Several findings in this family study were intriguing. First, the finding of 2 women in the same family but from different generations (mother and daughter) who each had anti–52-kd SSA/Ro antibodies and delivered a female infant with CHB leads us to hypothesize that the risk for induction of anti-SSA/Ro–related CHB may be genetically transmitted.
Second, the HLA haplotype A*01;B*08;DRB1*03;DRB3*;DQB1*02 (haplotype c in Figure 1) was exhibited by all of the women in this family group and included several alleles previously reported to occur at high frequency in mothers of children with CHB (5, 6). Moreover some of these alleles (B*08, DRB1*03, and DQB1*02) are generally associated with anti–52-kd SSA/Ro antibodies (6), a reasonable marker for risk of CHB transmission (7). However, only the index patient and her mother had anti–52-kd SSA/Ro antibodies and delivered infants with CHB (Figure 1). It is interesting that the index patient's mother and 2 maternal aunts carried the same maternal and paternal haplotypes (a/c) with class II alleles in homozygous combination (Figure 1). But only the index patient's mother had anti–52-kd SSA/Ro antibodies and gave birth to a child with CHB, while her 2 sisters had no antibodies and delivered, respectively, 1 and 2 healthy infants.

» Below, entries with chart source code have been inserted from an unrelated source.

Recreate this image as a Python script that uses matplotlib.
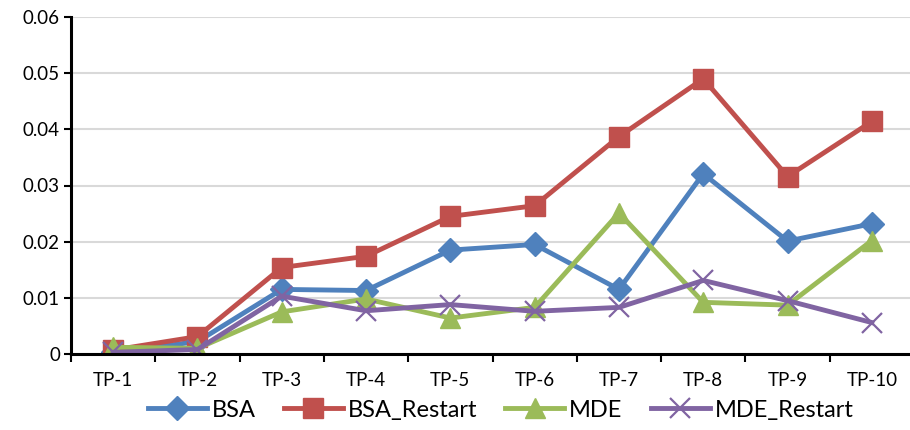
import matplotlib
matplotlib.use('Agg')
from matplotlib import pyplot as plt
from matplotlib import ticker

# test points and mean values for each algorithm
test_points = ['TP-1', 'TP-2', 'TP-3', 'TP-4', 'TP-5',
               'TP-6', 'TP-7', 'TP-8', 'TP-9', 'TP-10']
bsa = [0.0003, 0.0022, 0.0115, 0.0113, 0.0185,
       0.0195, 0.0115, 0.0321, 0.0201, 0.0232]
bsa_restart = [0.0007, 0.0031, 0.0154, 0.0174, 0.0245,
               0.0264, 0.0387, 0.0490, 0.0316, 0.0414]
mde = [0.0012, 0.0010, 0.0075, 0.0098, 0.0064,
       0.0083, 0.0251, 0.0092, 0.0087, 0.0202]
mde_restart = [0.0003, 0.0008, 0.0103, 0.0077, 0.0088,
               0.0076, 0.0083, 0.0131, 0.0095, 0.0056]

plt.rcParams['font.family'] = ['Lato', 'DejaVu Sans']

fig = plt.figure(figsize=(9.1, 4.3), dpi=100)
ax = fig.add_axes([71 / 910, 76 / 430, 843 / 910, 337 / 430])

xs = [i + 0.5 for i in range(len(test_points))]

series = [
    ('BSA', bsa, '#4F81BD', 'D', 12, {}),
    ('BSA_Restart', bsa_restart, '#C0504D', 's', 15, {}),
    ('MDE', mde, '#9BBB59', '^', 15, {}),
    ('MDE_Restart', mde_restart, '#8064A2', 'x', 15, {'markeredgewidth': 1.6}),
]
for name, values, color, marker, size, extra in series:
    ax.plot(xs, values,
            color=color,
            linewidth=3.5,
            marker=marker,
            markersize=size,
            markerfacecolor=color,
            markeredgecolor=color,
            label=name,
            **extra)

ax.set_xlim(0, len(test_points))
ax.set_ylim(0, 0.06)

ax.yaxis.set_major_locator(ticker.MultipleLocator(0.01))
ax.yaxis.set_major_formatter(ticker.FuncFormatter(
    lambda v, pos: '0' if abs(v) < 1e-9 else f'{v:.2f}'))

# category boundaries get the tick marks, labels sit in the middle
ax.xaxis.set_major_locator(ticker.FixedLocator(range(len(test_points) + 1)))
ax.xaxis.set_major_formatter(ticker.NullFormatter())
ax.xaxis.set_minor_locator(ticker.FixedLocator(xs))
ax.xaxis.set_minor_formatter(ticker.FixedFormatter(test_points))
ax.tick_params(axis='x', which='minor', length=0, pad=13, labelsize=13.5)
ax.tick_params(axis='x', which='major', length=6, width=1.5, direction='out')
ax.tick_params(axis='y', length=5, width=1.5, direction='out',
               labelsize=13.5, pad=3)

ax.grid(axis='y', color='#D9D9D9', linewidth=1.5)
ax.set_axisbelow(True)
for side in ['top', 'right']:
    ax.spines[side].set_visible(False)
for side in ['left', 'bottom']:
    ax.spines[side].set_linewidth(2.2)
    ax.spines[side].set_color('black')

fig.legend(loc='center',
           bbox_to_anchor=(0.55, 0.046),
           ncol=4,
           frameon=False,
           numpoints=1,
           handlelength=2.5,
           handletextpad=0.2,
           columnspacing=1.2,
           fontsize=17)

fig.savefig('out.png', dpi=100)
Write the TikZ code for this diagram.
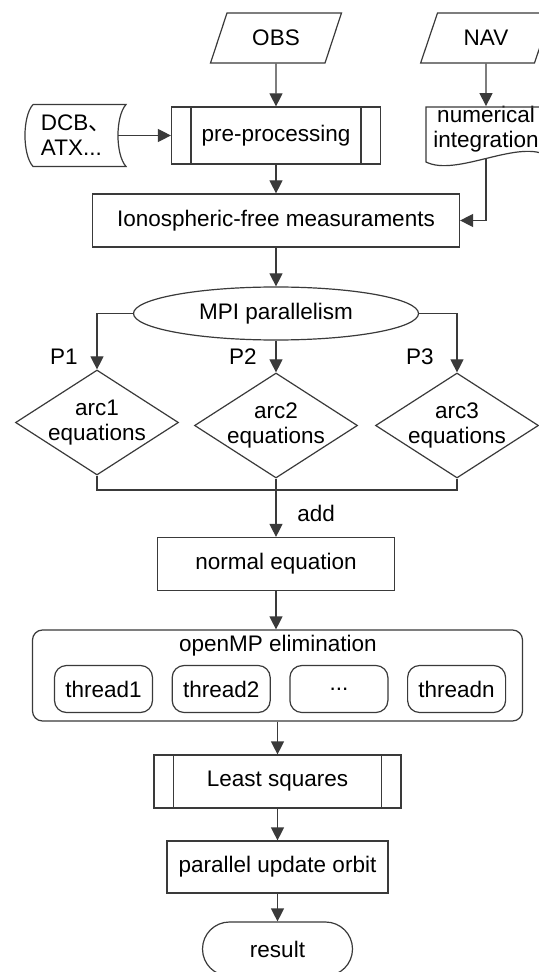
\documentclass[tikz,border=0pt]{standalone}
\usepackage{fontspec}
\setmainfont{Liberation Sans}
\newfontfamily\cjk{Noto Sans CJK SC}
\usetikzlibrary{arrows.meta,positioning,calc,shapes.geometric,shapes.misc}
\definecolor{ink}{HTML}{3A3A3A}

\begin{document}
\begin{tikzpicture}[x=0.5pt,y=-0.5pt, font=\fontsize{11.25}{12.5}\selectfont, node distance=9.25pt,
 box/.style={draw=ink,line width=0.6pt,align=center,inner sep=0pt},
 io/.style={box,trapezium,trapezium left angle=63.4,trapezium right angle=116.6,trapezium stretches=true,minimum width=65.5pt,minimum height=25pt},
 sub/.style={box,path picture={
   \draw[ink,line width=0.6pt] ([xshift=9.75pt]path picture bounding box.north west)--([xshift=9.75pt]path picture bounding box.south west);
   \draw[ink,line width=0.6pt] ([xshift=-9.75pt]path picture bounding box.north east)--([xshift=-9.75pt]path picture bounding box.south east);}},
 dec/.style={box,diamond,aspect=1.55,inner sep=-1.5pt,minimum width=81.5pt,minimum height=52.5pt},
 thr/.style={box,rounded corners=6pt,minimum width=49pt,minimum height=23.5pt},
 grp/.style={box,rounded corners=5pt,minimum width=245pt,minimum height=45.5pt},
 ln/.style={draw=ink,line width=0.6pt},
 arr/.style={-{Triangle[length=6.5pt,width=6.5pt]},draw=ink,line width=0.6pt}]
\path[fill=white,use as bounding box] (0,0) rectangle (538,972);
\node[io] (obs) at (276,38) {OBS};
\node[io] (nav) at (486,38) {NAV};
\node[box,sub,minimum width=104.5pt,minimum height=28.5pt] (pre) at (276,135.5) {pre-processing};
\node[align=left,inner sep=0pt] (dcb) at (76,135.5) {DCB{\cjk 、}\\ATX...};
\node[align=center,inner sep=0pt,minimum width=60pt,minimum height=22.5pt] (num) at (486,129.5) {numerical\\integration};
\node[box,minimum width=183.5pt,minimum height=26.5pt] (ion) at (276,220.5) {Ionospheric-free measuraments};
\node[box,ellipse,minimum width=142.5pt,minimum height=26.5pt] (mpi) at (276,313.5) {MPI parallelism};
\node[dec] (a1) at (97,422.5) {arc1\\equations};
\node[dec] (a2) at (276,425.5) {arc2\\equations};
\node[dec] (a3) at (457,425.5) {arc3\\equations};
\node[box,minimum width=118.5pt,minimum height=26.5pt] (neq) at (276,564) {normal equation};
\node[grp] (omp) at (277.5,675.5) {};
\node (ompt) at (278,646) {openMP elimination};
\node[thr] (t1) at (103.5,689) {thread1};
\node[thr,right=of t1] (t2) {thread2};
\node[thr,right=of t2] (t3) {...};
\node[thr,right=of t3] (tn) {threadn};
\node[box,sub,minimum width=123.5pt,minimum height=26.5pt] (ls) at (277.5,781.5) {Least squares};
\node[box,minimum width=110.5pt,minimum height=26pt] (upd) at (277.5,867) {parallel update orbit};
\node[box,rounded rectangle,minimum width=75pt,minimum height=27pt] (res) at (277.5,949) {result};
\draw[ln,shift={(dcb.center)}] (-43,-31) -- (50,-31) .. controls (39.3,-19) and (39.3,19) .. (50,31) -- (-43,31) .. controls (-53.7,19) and (-53.7,-19) .. (-43,-31);
\draw[ln,shift={(num.center)}] (-60,-22.5) -- (60,-22.5) -- (60,25.5) .. controls (30,10.5) and (-30,47.5) .. (-60,32.5) -- cycle;
\coordinate (dcbr) at ($(dcb.center)+(42,0)$);
\coordinate (numout) at ($(num.center)+(0,29)$);
\coordinate (join) at (276,490);
\draw[arr] (obs.south)--(pre.north); \draw[arr] (dcbr)--(pre.west); \draw[arr] (nav.south)--(num.north);
\draw[arr] (pre)--(ion); \draw[arr] (numout)|-(ion.east); \draw[arr] (ion)--(mpi);
\draw[arr] (mpi.west)-|node[pos=0.89,left=6pt]{P1}(a1.north);
\draw[arr] (mpi.south)--node[pos=0.5,left=6pt]{P2}(a2.north);
\draw[arr] (mpi.east)-|node[pos=0.87,left=8pt]{P3}(a3.north);
\draw[ln] (a1.south)|-(join); \draw[ln] (a3.south)|-(join); \draw[ln] (a2.south)--(join);
\draw[arr] (join)--node[right=7pt]{add}(neq.north);
\draw[arr] (neq.south)--(neq.south|-omp.north);
\draw[arr] (omp.south)--(ls.north); \draw[arr] (ls)--(upd); \draw[arr] (upd)--(res);
\end{tikzpicture}
\end{document}
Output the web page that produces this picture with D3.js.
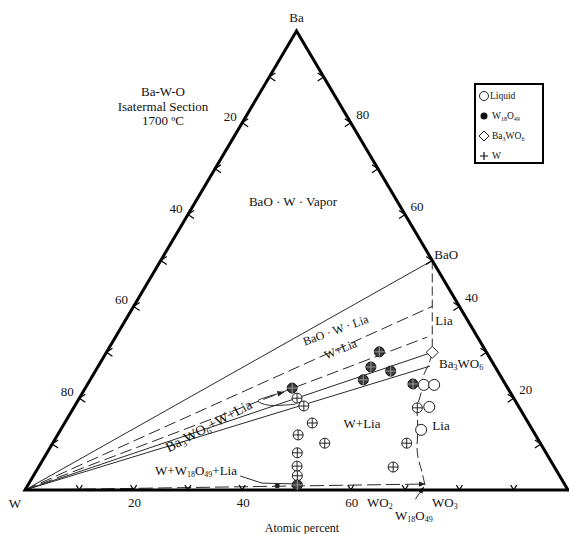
<!DOCTYPE html>
<html><head><meta charset="utf-8">
<script src="https://cdn.jsdelivr.net/npm/d3@7"></script>
<style>
html,body{margin:0;padding:0;background:#fff;}
svg{display:block;}
svg text{font-family:"Liberation Serif","DejaVu Serif","Times New Roman",serif;}
</style></head><body>
<svg id="chart" width="569" height="534" font-family="Liberation Serif, DejaVu Serif, serif"></svg>
<script>
// Ba–W–O isothermal section at 1700 °C.
// Every composition is atomic percent written as [O, Ba]; W is the remainder.

const cornerLabels = ["Ba", "W"];
const leftTickLabels = ["20", "40", "60", "80"];   // W %, W–Ba side (from the top)
const rightTickLabels = ["80", "60", "40", "20"];  // Ba %, Ba–O side (from the top)
const bottomTickLabels = ["20", "40", "60"];       // O %, W–O side
const tickSteps = [10, 20, 30, 40, 50, 60, 70, 80, 90];

const titleLines = ["Ba-W-O", "Isatermal Section", "1700 ºC"];
const legendItems = ["Liquid", "W_{18}O_{49}", "Ba_{3}WO_{6}", "W"];

// tie lines drawn from the W corner
const solidTieEnds = [[50, 50], [60, 30], [61.1, 27.0]];
const dashedTieEnds = [[55, 40], [57.4, 33.3]];
const lowTieEnd = [73.0, 1.3];
// BaO – Ba3WO6 join
const baoJoin = [[50, 50], [60, 30]];
// liquid boundary, Ba3WO6 down towards W18O49
const liquidus = [[60, 30], [60.6, 27.7], [61.0, 24.6], [62.3, 21.4], [63.2, 18.1],
                  [65.6, 13.5], [68.2, 8.1], [71.3, 3.7], [73.1, 1.1]];
// pointer curves
const loopPointer = [[40.5, 18.7], [35.5, 18.5], [33.2, 19.4], [34.5, 20.3], [37.0, 21.3]];
const lowLeader = [[38.1, 3.05], [42.9, 1.5], [50.0, 1.3]];
const w18o49Arrow = [[72.9, -2.0], [73.1, 0.6]];

// experimental points
const liquidPts = [[62.0, 22.9], [63.9, 22.9], [65.4, 18.1], [66.4, 13.1]];
const w18o49Pts = [[50.2, 30.1], [50.3, 26.8], [54.4, 25.9], [50.3, 24.0], [38.1, 22.2],
                   [59.9, 23.1], [49.6, 1.1]];
const w18o49Small = [[46.0, 0.9]];
const wLiqPts = [[40.1, 20.0], [42.2, 18.3], [45.6, 14.6], [44.3, 12.0], [50.1, 10.2],
                 [46.1, 8.1], [47.5, 5.2], [48.6, 3.1], [63.3, 17.9], [65.2, 10.2], [65.3, 5.0]];
const ba3wo6Pts = [[60, 30]];
const baoPoint = [50, 50];

const svg = d3.select("#chart");
const x = d3.scaleLinear().domain([0, 100]).range([25, 568]);
const y = d3.scaleLinear().domain([0, 100]).range([490, 31]);
const P = d => [x(d[0] + d[1] / 2), y(d[1])];
const W = [0, 0], O = [100, 0], Ba = [0, 100];
const line = d3.line().x(d => P(d)[0]).y(d => P(d)[1]);
const curve = d3.line().x(d => P(d)[0]).y(d => P(d)[1]).curve(d3.curveCatmullRom);

// text with _{...} subscripts
function rich(sel, str, subSize) {
  const parts = str.split(/(_\{[^}]*\})/).filter(s => s.length);
  parts.forEach(p => {
    if (p.startsWith("_{")) {
      sel.append("tspan").attr("baseline-shift", "-30%").attr("font-size", subSize)
        .text(p.slice(2, -1));
    } else sel.append("tspan").text(p);
  });
  return sel;
}

const defs = svg.append("defs");
defs.append("marker").attr("id", "arr").attr("viewBox", "0 0 10 10")
  .attr("refX", 9).attr("refY", 5).attr("markerWidth", 7).attr("markerHeight", 7)
  .attr("orient", "auto").append("path").attr("d", "M0,1 L10,5 L0,9 Z").attr("fill", "#222");

const g = svg.append("g");
const thin = "#2a2a2a";

// tie lines
g.selectAll(".st").data(solidTieEnds).join("path")
  .attr("d", d => line([W, d])).attr("fill", "none").attr("stroke", thin).attr("stroke-width", 1);
g.selectAll(".dt").data(dashedTieEnds).join("path")
  .attr("d", d => line([W, d])).attr("fill", "none").attr("stroke", thin).attr("stroke-width", 1)
  .attr("stroke-dasharray", "12,5");
g.append("path").attr("d", line([W, lowTieEnd])).attr("fill", "none").attr("stroke", thin)
  .attr("stroke-width", 1).attr("stroke-dasharray", "14,5").attr("marker-end", "url(#arr)");
g.append("path").attr("d", line(baoJoin)).attr("fill", "none").attr("stroke", thin)
  .attr("stroke-width", 1).attr("stroke-dasharray", "9,4");
g.append("path").attr("d", curve(liquidus)).attr("fill", "none")
  .attr("stroke", thin).attr("stroke-width", 1).attr("stroke-dasharray", "10,4");
g.append("path").attr("d", curve(loopPointer))
  .attr("fill", "none").attr("stroke", thin).attr("stroke-width", 1).attr("marker-end", "url(#arr)");
g.append("path").attr("d", line(lowLeader)).attr("fill", "none").attr("stroke", thin).attr("stroke-width", 1);
g.append("path").attr("d", line(w18o49Arrow)).attr("fill", "none").attr("stroke", thin)
  .attr("stroke-width", 1).attr("marker-end", "url(#arr)");

// triangle frame
g.append("path").attr("d", line([W, Ba, O]) + "Z").attr("fill", "none")
  .attr("stroke", "#000").attr("stroke-width", 3).attr("stroke-linejoin", "miter");

// chevron ticks on each side
const ticks = g.append("g").attr("stroke", "#000").attr("stroke-width", 1.2).attr("fill", "none");
tickSteps.forEach(s => {
  const [lx, ly] = P([0, s]);
  ticks.append("path").attr("d", `M${lx + 6},${ly - 4} L${lx},${ly} L${lx + 6},${ly + 4}`);
  const [rx, ry] = P([100 - s, s]);
  ticks.append("path").attr("d", `M${rx - 6},${ry - 4} L${rx},${ry} L${rx - 6},${ry + 4}`);
  const [bx, by] = P([s, 0]);
  ticks.append("path").attr("d", `M${bx - 3},${by - 5} L${bx},${by} L${bx + 3},${by - 5}`);
});

const txt = svg.append("g").attr("fill", "#111").attr("font-size", 13)
  .attr("font-family", "Liberation Serif, DejaVu Serif, serif");
leftTickLabels.forEach((t, i) => {
  const [px, py] = P([0, 80 - 20 * i]);
  txt.append("text").attr("x", px - 12).attr("y", py - 2).attr("text-anchor", "middle").text(t);
});
rightTickLabels.forEach((t, i) => {
  const b = 80 - 20 * i;
  const [px, py] = P([100 - b, b]);
  txt.append("text").attr("x", px + 12).attr("y", py - 4).attr("text-anchor", "middle").text(t);
});
bottomTickLabels.forEach(t => {
  const [px, py] = P([+t, 0]);
  txt.append("text").attr("x", px + 1).attr("y", py + 17).attr("text-anchor", "middle").text(t);
});

// corner labels
const [bax, bay] = P(Ba);
txt.append("text").attr("x", bax).attr("y", bay - 9).attr("text-anchor", "middle").text(cornerLabels[0]);
const [wx, wy] = P(W);
txt.append("text").attr("x", wx - 10).attr("y", wy + 18).attr("text-anchor", "middle").text(cornerLabels[1]);

// title
titleLines.forEach((t, i) => {
  txt.append("text").attr("x", 163).attr("y", 96 + i * 14.5).attr("text-anchor", "middle").text(t);
});

// region and phase labels
const lab = (xx, yy, s, opts = {}) => {
  const t = txt.append("text").attr("x", xx).attr("y", yy).attr("text-anchor", opts.anchor || "middle");
  if (opts.size) t.attr("font-size", opts.size);
  if (opts.rot) t.attr("transform", `rotate(${opts.rot},${xx},${yy})`);
  rich(t, s, opts.sub || 8);
  return t;
};
lab(293, 206, "BaO · W · Vapor");
lab(337, 334, "BaO · W · Lia", { rot: -20, size: 12 });
lab(342, 353, "W+Lia", { rot: -22, size: 12 });
lab(444, 325, "Lia");
lab(439, 368, "Ba_{3}WO_{6}", { anchor: "start" });
lab(362, 428, "W+Lia");
lab(441, 430, "Lia");
lab(211, 430, "Ba_{3}WO_{6}+W+Lia", { rot: -28, size: 14, sub: 9 });
lab(196, 475, "W+W_{18}O_{49}+Lia");
lab(367, 507, "WO_{2}", { anchor: "start" });
lab(432, 507, "WO_{3}", { anchor: "start" });
lab(395, 520, "W_{18}O_{49}", { anchor: "start" });
lab(302, 532, "Atomic percent", { size: 12 });
const [bpx, bpy] = P(baoPoint);
lab(bpx + 2, bpy - 2, "BaO", { anchor: "start" });

// data markers
const mk = svg.append("g");
const plus = (sel, r, col) => {
  sel.append("path").attr("d", d => {
    const [cx, cy] = P(d);
    return `M${cx - r},${cy} H${cx + r} M${cx},${cy - r} V${cy + r}`;
  }).attr("stroke", col).attr("stroke-width", 1);
};
const wl = mk.selectAll(".wl").data(wLiqPts).join("g");
wl.append("circle").attr("cx", d => P(d)[0]).attr("cy", d => P(d)[1]).attr("r", 5)
  .attr("fill", "#fff").attr("stroke", "#222").attr("stroke-width", 1);
plus(wl, 5, "#222");
const wo = mk.selectAll(".wo").data(w18o49Pts).join("g");
wo.append("circle").attr("cx", d => P(d)[0]).attr("cy", d => P(d)[1]).attr("r", 5)
  .attr("fill", "#3a3a3a").attr("stroke", "#111").attr("stroke-width", 1);
plus(wo, 5, "#9a9a9a");
mk.selectAll(".ws").data(w18o49Small).join("circle")
  .attr("cx", d => P(d)[0]).attr("cy", d => P(d)[1]).attr("r", 2.5).attr("fill", "#222");
mk.selectAll(".lq").data(liquidPts).join("circle")
  .attr("cx", d => P(d)[0]).attr("cy", d => P(d)[1]).attr("r", 5.5)
  .attr("fill", "#fff").attr("stroke", "#222").attr("stroke-width", 1);
mk.selectAll(".dm").data(ba3wo6Pts).join("path")
  .attr("d", d => { const [cx, cy] = P(d); return `M${cx},${cy - 6} L${cx + 6},${cy} L${cx},${cy + 6} L${cx - 6},${cy} Z`; })
  .attr("fill", "#fff").attr("stroke", "#222").attr("stroke-width", 1);

// legend
const lg = svg.append("g").attr("transform", "translate(475,84)")
  .attr("font-family", "Liberation Serif, DejaVu Serif, serif");
lg.append("rect").attr("width", 68).attr("height", 79).attr("fill", "#fff")
  .attr("stroke", "#000").attr("stroke-width", 2);
const ly = i => 12 + i * 20;
lg.append("circle").attr("cx", 9).attr("cy", ly(0)).attr("r", 4.5).attr("fill", "none").attr("stroke", "#222");
lg.append("circle").attr("cx", 9).attr("cy", ly(1)).attr("r", 3.5).attr("fill", "#111");
lg.append("path").attr("d", `M9,${ly(2) - 5} L14,${ly(2)} L9,${ly(2) + 5} L4,${ly(2)} Z`)
  .attr("fill", "none").attr("stroke", "#222");
lg.append("path").attr("d", `M5,${ly(3)} H13 M9,${ly(3) - 4} V${ly(3) + 4}`).attr("stroke", "#111").attr("stroke-width", 1.2);
legendItems.forEach((t, i) => {
  const tt = lg.append("text").attr("x", i === 0 ? 15 : 17).attr("y", ly(i) + 3)
    .attr("font-size", 9.5).attr("fill", "#111");
  rich(tt, t, 6);
});
</script>
</body></html>
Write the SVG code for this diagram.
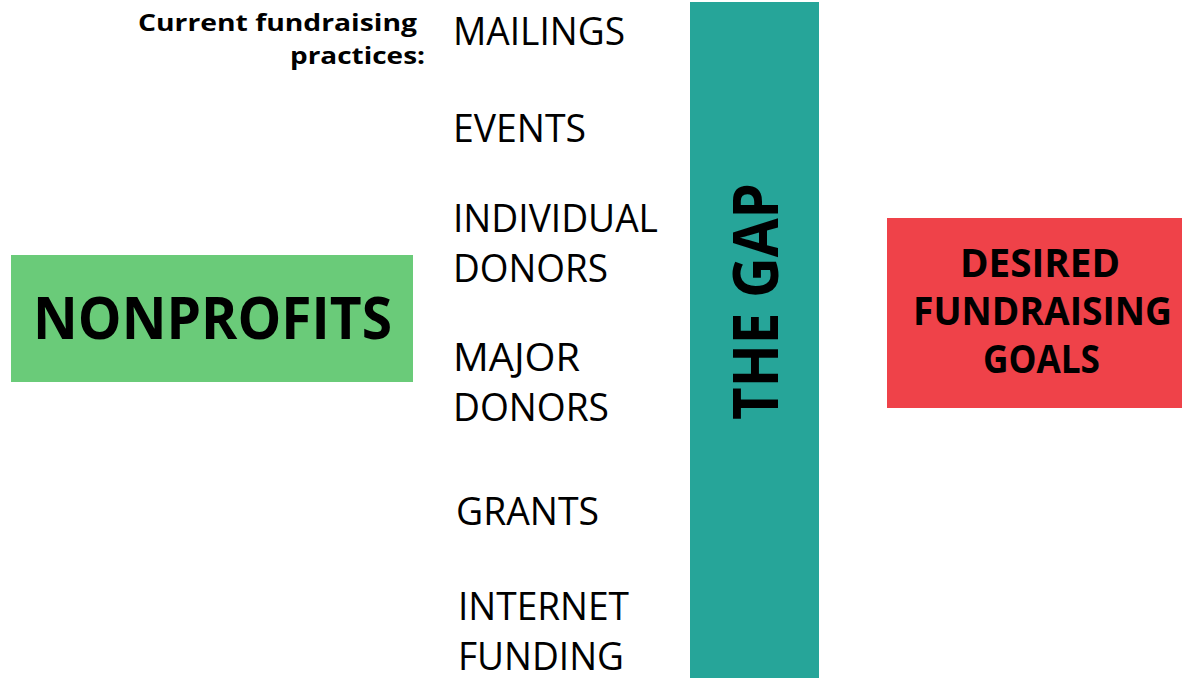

It has been hypothesized that a rare allelic variant primarily associated with risk for CHB and/or with an enhanced potential for synthesizing pathogenic anti-Ro/La antibodies could occur in genetically predisposed women (5). This undefined variant was perhaps present in the mother of our index patient, who exhibited the haplotype that is reported to occur frequently in mothers of children with CHB. Furthermore, the presence of pathogenic anti–52-kd SSA/Ro antibodies also in 1 of her daughters would indicate that this variant may be genetically transmitted as a nondominant character. It is also interesting to observe that the index patient's daughter and sister, who were both affected with CHB, had the same maternal haplotype (c), while the paternal haplotypes (f and g) differed only with respect to 1 allele. The significance of this immunogenetic similarity is difficult to interpret, since some previous reports have described discordance for CHB in monozygotic twins (2, 3). No significant conclusions can be drawn from our data concerning a single family. Extending these studies on anti-SSA/Ro–related CHB to earlier generations of these families could verify our findings. However, because this antibody-transmitted disorder has only recently been defined (8, 9) and the methods used to study fetal heart rate abnormalities in the past were unreliable, this would be a difficult feat.